DATASET CONTENT:

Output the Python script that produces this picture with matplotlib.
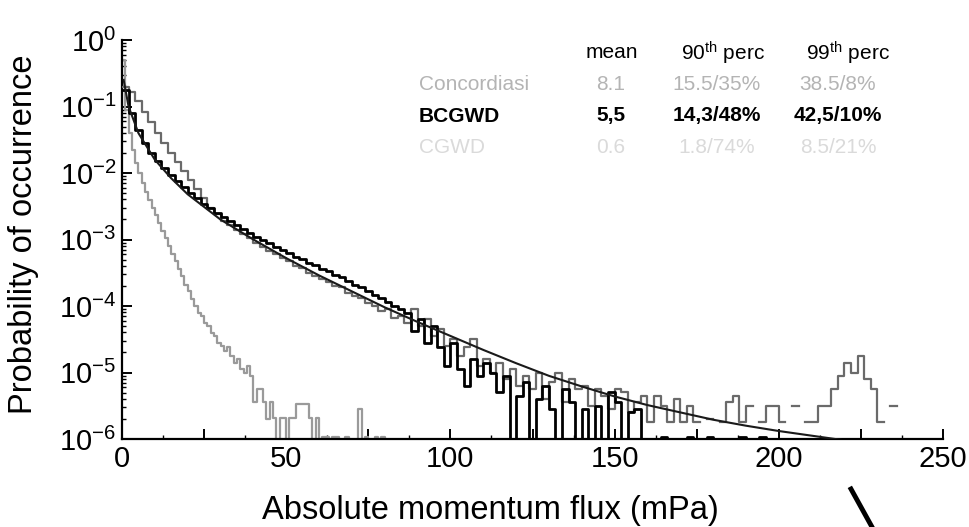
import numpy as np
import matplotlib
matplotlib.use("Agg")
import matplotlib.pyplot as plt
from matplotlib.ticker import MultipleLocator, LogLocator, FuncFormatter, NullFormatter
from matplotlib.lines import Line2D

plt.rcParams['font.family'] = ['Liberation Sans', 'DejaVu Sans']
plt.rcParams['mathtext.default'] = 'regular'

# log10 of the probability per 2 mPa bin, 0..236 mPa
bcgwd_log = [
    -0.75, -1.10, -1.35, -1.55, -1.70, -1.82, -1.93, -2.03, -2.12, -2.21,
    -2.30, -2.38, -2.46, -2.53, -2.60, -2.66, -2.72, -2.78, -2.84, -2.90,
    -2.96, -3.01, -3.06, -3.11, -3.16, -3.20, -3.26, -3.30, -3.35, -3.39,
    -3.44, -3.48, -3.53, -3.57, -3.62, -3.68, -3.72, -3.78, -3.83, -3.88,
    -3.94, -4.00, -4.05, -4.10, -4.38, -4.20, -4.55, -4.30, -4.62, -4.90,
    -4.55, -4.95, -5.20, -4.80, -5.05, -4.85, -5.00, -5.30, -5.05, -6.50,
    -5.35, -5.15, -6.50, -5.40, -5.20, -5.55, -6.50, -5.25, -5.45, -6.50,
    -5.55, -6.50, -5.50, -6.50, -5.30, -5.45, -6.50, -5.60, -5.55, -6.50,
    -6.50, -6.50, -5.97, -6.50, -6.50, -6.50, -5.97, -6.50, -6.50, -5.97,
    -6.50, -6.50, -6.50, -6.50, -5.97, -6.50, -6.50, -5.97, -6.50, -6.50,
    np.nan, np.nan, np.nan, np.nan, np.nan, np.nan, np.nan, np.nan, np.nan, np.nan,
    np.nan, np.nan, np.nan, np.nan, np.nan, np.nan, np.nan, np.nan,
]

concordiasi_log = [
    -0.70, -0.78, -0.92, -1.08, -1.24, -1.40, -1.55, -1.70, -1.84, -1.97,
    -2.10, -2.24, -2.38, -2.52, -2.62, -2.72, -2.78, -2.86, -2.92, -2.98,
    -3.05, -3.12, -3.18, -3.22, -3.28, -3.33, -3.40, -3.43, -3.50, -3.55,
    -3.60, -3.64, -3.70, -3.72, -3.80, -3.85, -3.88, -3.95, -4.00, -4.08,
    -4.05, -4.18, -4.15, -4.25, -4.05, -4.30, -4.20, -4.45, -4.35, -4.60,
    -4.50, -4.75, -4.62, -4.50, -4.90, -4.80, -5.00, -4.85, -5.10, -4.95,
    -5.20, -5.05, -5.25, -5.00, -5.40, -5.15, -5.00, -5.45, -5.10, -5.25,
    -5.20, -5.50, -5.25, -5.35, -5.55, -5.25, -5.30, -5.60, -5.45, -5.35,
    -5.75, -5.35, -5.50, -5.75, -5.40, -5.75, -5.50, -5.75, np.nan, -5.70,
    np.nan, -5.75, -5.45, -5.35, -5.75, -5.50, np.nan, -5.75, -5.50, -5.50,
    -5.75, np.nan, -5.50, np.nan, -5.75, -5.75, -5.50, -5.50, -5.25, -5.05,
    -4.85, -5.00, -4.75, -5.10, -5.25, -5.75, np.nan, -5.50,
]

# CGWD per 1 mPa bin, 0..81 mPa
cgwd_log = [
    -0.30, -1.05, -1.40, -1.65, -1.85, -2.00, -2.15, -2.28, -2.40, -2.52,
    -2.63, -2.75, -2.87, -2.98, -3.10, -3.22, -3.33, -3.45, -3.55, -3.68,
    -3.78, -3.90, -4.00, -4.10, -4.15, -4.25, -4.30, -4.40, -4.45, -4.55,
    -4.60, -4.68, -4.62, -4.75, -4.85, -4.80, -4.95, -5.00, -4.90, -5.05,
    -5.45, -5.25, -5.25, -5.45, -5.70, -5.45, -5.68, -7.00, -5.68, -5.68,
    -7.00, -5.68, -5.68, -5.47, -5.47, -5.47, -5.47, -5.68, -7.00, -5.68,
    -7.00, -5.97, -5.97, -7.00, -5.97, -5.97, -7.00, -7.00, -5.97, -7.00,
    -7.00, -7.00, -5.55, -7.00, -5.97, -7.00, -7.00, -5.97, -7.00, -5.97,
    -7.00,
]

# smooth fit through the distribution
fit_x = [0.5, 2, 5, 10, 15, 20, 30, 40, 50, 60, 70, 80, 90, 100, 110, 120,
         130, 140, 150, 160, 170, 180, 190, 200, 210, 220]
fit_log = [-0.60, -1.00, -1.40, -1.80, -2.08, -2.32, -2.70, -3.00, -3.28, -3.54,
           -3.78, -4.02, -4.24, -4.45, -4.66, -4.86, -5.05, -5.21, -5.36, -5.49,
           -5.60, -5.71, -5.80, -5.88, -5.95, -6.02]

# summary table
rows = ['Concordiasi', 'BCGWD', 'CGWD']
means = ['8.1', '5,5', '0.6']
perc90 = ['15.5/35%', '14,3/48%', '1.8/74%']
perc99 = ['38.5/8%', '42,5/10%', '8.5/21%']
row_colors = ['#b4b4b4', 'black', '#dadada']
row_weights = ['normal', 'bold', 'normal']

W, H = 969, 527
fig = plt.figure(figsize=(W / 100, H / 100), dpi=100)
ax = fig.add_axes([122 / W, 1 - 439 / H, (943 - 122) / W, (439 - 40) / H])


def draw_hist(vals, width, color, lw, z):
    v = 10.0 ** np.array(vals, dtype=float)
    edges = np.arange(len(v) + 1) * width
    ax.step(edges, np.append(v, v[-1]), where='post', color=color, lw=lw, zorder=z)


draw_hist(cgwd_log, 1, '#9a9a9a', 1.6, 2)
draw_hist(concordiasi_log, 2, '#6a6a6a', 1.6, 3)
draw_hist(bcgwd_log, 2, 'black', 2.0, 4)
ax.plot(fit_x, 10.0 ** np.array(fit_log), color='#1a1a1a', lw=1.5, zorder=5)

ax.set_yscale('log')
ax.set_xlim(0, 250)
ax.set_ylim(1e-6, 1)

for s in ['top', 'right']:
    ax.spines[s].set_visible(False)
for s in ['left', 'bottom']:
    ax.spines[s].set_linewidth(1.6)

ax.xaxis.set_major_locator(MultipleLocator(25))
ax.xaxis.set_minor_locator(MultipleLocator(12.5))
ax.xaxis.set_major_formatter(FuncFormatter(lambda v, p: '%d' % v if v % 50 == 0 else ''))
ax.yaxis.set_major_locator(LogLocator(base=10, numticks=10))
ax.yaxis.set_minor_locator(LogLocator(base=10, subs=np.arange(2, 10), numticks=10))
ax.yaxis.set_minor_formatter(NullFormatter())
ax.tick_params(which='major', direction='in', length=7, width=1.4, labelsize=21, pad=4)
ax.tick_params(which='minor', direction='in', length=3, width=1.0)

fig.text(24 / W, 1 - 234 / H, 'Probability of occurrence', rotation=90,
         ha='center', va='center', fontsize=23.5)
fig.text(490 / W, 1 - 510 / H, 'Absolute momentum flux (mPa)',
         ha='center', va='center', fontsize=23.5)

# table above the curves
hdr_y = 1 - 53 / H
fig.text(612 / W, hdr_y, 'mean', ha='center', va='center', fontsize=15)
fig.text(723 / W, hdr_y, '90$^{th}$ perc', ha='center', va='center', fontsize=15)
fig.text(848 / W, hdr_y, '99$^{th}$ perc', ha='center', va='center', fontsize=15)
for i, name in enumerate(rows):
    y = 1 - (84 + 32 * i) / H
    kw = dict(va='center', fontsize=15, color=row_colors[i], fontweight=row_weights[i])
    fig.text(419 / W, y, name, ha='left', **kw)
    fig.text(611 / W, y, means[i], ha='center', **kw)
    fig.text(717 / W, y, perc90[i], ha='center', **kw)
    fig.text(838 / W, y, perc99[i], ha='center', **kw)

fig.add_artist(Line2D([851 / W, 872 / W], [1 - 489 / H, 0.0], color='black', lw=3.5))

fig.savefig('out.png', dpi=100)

THE EXERCISE:
Leave the pictures out and please restate exactly the lines running from the start of the material through the one with "plt.rcParams['mathtext.default'] = 'regular'".

WRITTEN ANSWER:
Output the Python script that produces this picture with matplotlib.
import numpy as np
import matplotlib
matplotlib.use("Agg")
import matplotlib.pyplot as plt
from matplotlib.ticker import MultipleLocator, LogLocator, FuncFormatter, NullFormatter
from matplotlib.lines import Line2D

plt.rcParams['font.family'] = ['Liberation Sans', 'DejaVu Sans']
plt.rcParams['mathtext.default'] = 'regular'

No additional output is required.